WHAT IS NEEDED: Show every line below where "diagram" can be found.

RECORDED INFORMATION:
%%
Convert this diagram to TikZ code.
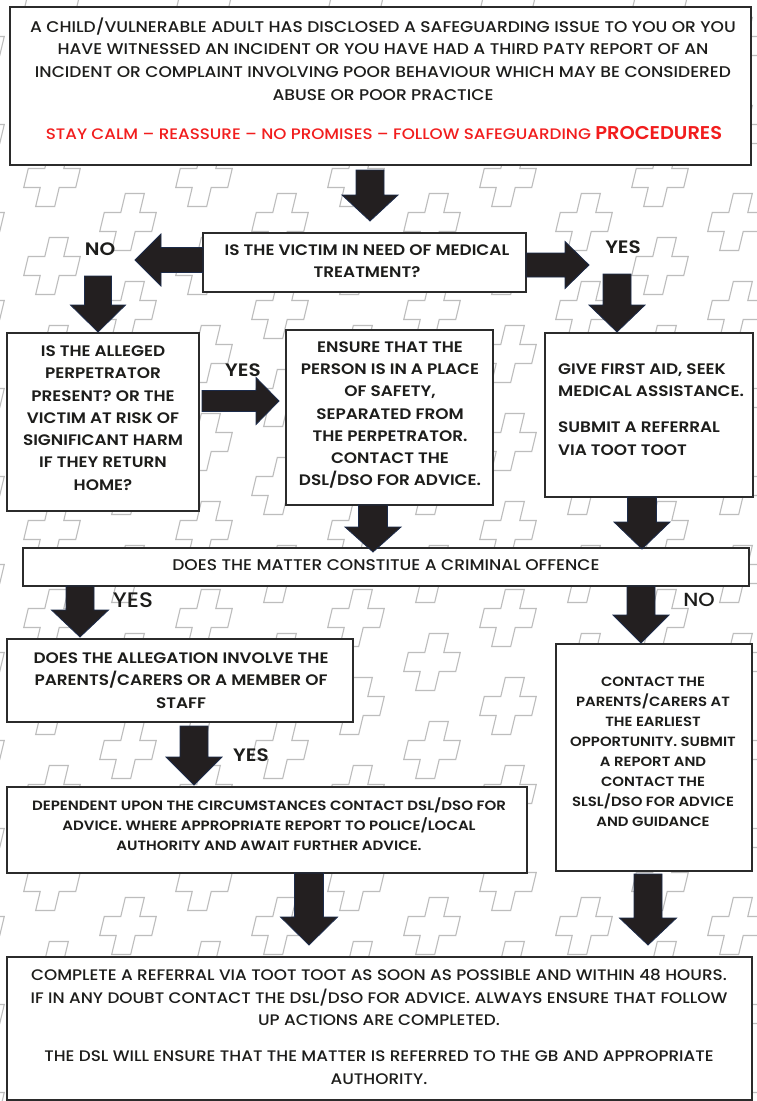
%%
%%
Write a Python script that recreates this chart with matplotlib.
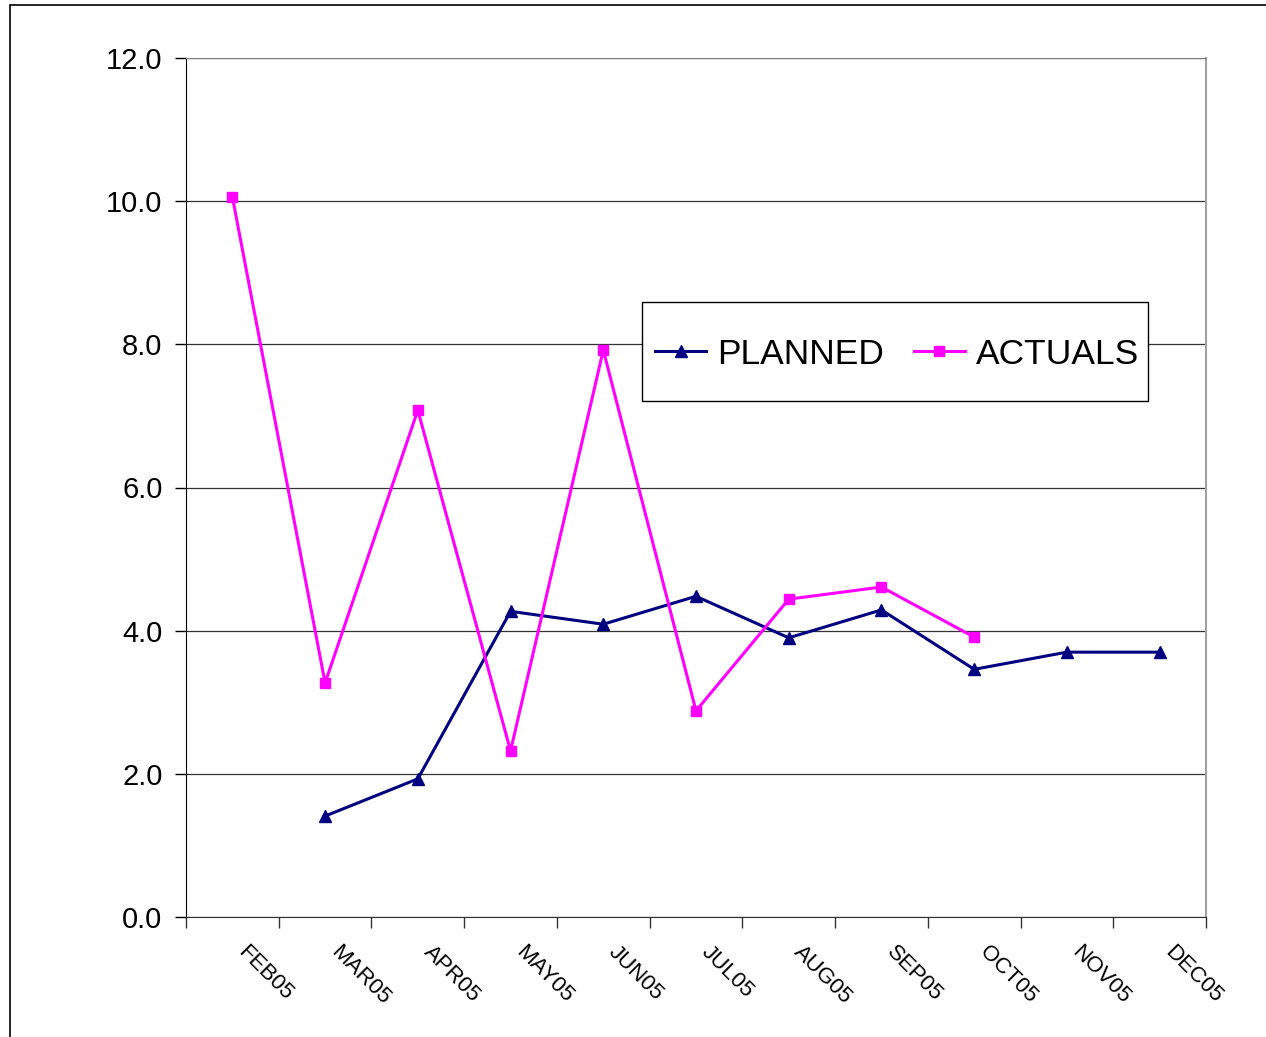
%%
%%
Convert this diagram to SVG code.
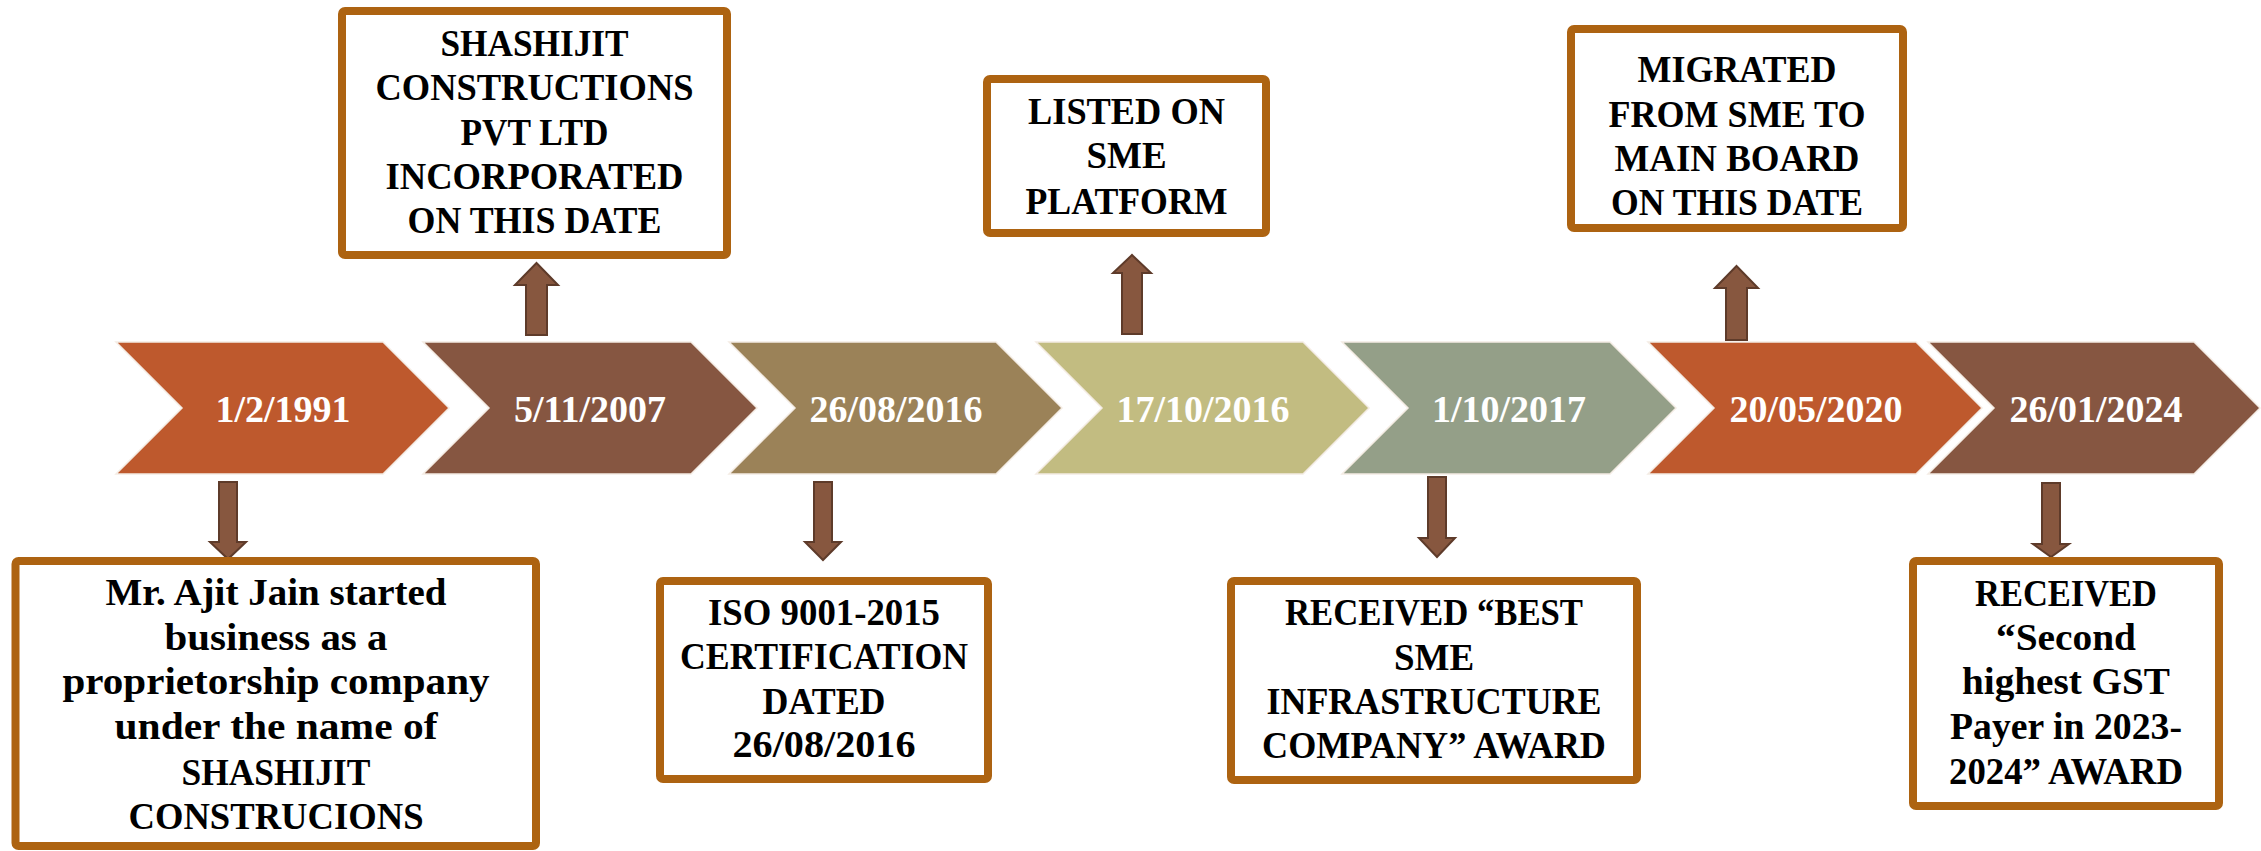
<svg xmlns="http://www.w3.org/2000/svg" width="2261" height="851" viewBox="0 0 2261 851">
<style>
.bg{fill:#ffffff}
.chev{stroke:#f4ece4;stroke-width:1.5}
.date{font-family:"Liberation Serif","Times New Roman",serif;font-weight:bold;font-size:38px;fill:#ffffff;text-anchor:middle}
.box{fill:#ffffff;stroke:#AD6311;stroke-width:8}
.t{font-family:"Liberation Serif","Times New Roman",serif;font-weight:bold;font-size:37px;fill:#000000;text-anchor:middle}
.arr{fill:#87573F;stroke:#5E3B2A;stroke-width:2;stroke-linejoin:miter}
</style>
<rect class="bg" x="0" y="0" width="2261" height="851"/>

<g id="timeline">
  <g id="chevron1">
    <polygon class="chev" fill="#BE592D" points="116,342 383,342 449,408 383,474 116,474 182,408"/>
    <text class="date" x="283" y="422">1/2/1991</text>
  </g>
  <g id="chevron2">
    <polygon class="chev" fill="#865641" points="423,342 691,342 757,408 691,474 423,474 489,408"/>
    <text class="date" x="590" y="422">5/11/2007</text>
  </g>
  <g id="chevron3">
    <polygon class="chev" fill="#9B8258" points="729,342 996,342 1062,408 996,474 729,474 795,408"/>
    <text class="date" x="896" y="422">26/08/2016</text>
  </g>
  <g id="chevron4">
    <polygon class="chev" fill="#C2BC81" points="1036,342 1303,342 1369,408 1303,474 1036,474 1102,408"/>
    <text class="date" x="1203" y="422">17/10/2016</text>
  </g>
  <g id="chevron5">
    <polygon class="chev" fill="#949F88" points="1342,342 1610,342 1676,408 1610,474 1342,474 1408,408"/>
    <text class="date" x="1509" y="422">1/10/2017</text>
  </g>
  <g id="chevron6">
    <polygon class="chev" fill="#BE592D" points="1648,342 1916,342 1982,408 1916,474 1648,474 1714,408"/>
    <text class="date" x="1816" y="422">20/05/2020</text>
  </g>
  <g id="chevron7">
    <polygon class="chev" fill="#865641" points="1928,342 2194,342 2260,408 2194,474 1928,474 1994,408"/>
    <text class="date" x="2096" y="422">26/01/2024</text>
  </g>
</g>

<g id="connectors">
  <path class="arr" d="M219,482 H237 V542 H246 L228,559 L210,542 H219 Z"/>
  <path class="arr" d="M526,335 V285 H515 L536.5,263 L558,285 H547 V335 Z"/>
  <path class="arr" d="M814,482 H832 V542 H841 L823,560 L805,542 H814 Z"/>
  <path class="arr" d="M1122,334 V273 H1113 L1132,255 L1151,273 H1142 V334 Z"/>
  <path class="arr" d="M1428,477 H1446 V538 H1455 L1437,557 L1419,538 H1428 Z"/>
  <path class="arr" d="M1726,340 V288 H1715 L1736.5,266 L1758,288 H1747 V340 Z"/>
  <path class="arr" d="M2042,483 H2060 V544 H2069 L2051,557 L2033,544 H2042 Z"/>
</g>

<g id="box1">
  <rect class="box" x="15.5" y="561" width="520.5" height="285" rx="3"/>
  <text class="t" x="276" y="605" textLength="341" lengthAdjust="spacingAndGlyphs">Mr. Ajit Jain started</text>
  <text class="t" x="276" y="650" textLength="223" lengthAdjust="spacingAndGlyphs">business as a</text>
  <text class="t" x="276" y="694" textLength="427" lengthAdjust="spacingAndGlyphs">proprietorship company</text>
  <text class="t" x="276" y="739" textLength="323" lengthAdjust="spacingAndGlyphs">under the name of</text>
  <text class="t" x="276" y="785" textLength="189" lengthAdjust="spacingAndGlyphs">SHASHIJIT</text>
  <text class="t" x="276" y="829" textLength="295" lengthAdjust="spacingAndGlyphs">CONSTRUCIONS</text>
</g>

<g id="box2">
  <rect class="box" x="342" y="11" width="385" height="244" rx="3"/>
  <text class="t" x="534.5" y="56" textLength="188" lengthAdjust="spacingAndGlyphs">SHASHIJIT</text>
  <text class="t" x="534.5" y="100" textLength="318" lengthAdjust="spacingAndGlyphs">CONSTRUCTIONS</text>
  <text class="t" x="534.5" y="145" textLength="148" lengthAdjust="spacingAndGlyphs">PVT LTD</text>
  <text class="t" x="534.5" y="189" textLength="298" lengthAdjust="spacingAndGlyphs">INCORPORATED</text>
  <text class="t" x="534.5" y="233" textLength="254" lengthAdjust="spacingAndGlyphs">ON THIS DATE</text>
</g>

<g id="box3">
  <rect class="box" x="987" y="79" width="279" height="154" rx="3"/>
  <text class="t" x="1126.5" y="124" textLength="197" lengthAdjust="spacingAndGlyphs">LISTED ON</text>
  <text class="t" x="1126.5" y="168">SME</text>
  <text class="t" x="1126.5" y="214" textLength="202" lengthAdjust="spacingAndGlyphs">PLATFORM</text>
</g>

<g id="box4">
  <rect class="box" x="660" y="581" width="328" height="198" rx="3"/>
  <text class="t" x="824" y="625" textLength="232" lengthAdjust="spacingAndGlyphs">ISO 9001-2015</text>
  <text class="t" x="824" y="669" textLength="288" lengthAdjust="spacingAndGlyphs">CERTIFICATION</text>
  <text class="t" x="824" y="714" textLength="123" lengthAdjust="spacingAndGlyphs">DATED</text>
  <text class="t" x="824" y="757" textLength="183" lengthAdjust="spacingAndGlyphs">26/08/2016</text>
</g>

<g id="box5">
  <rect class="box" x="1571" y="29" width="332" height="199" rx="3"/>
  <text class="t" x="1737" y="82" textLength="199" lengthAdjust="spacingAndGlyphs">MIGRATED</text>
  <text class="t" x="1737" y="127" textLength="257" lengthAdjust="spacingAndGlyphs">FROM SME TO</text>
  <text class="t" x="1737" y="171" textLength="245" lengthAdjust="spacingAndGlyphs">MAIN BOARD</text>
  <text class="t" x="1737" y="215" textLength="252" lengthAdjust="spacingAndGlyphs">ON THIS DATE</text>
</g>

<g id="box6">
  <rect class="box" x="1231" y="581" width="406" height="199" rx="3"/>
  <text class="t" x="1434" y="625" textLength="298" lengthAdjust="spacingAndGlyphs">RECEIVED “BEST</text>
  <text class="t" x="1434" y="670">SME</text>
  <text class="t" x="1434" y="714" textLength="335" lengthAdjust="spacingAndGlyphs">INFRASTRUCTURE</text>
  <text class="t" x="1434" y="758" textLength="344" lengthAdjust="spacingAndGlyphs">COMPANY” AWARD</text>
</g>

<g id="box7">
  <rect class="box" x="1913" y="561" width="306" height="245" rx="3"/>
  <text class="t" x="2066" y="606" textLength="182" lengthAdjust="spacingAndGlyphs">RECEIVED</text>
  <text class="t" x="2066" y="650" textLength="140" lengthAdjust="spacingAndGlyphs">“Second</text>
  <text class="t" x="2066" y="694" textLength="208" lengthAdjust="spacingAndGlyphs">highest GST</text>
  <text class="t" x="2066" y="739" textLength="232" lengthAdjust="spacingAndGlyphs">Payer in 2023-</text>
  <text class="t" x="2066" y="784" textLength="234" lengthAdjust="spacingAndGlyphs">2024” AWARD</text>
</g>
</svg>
%%
WRITTEN RESPONSE:
Convert this diagram to TikZ code.
Convert this diagram to SVG code.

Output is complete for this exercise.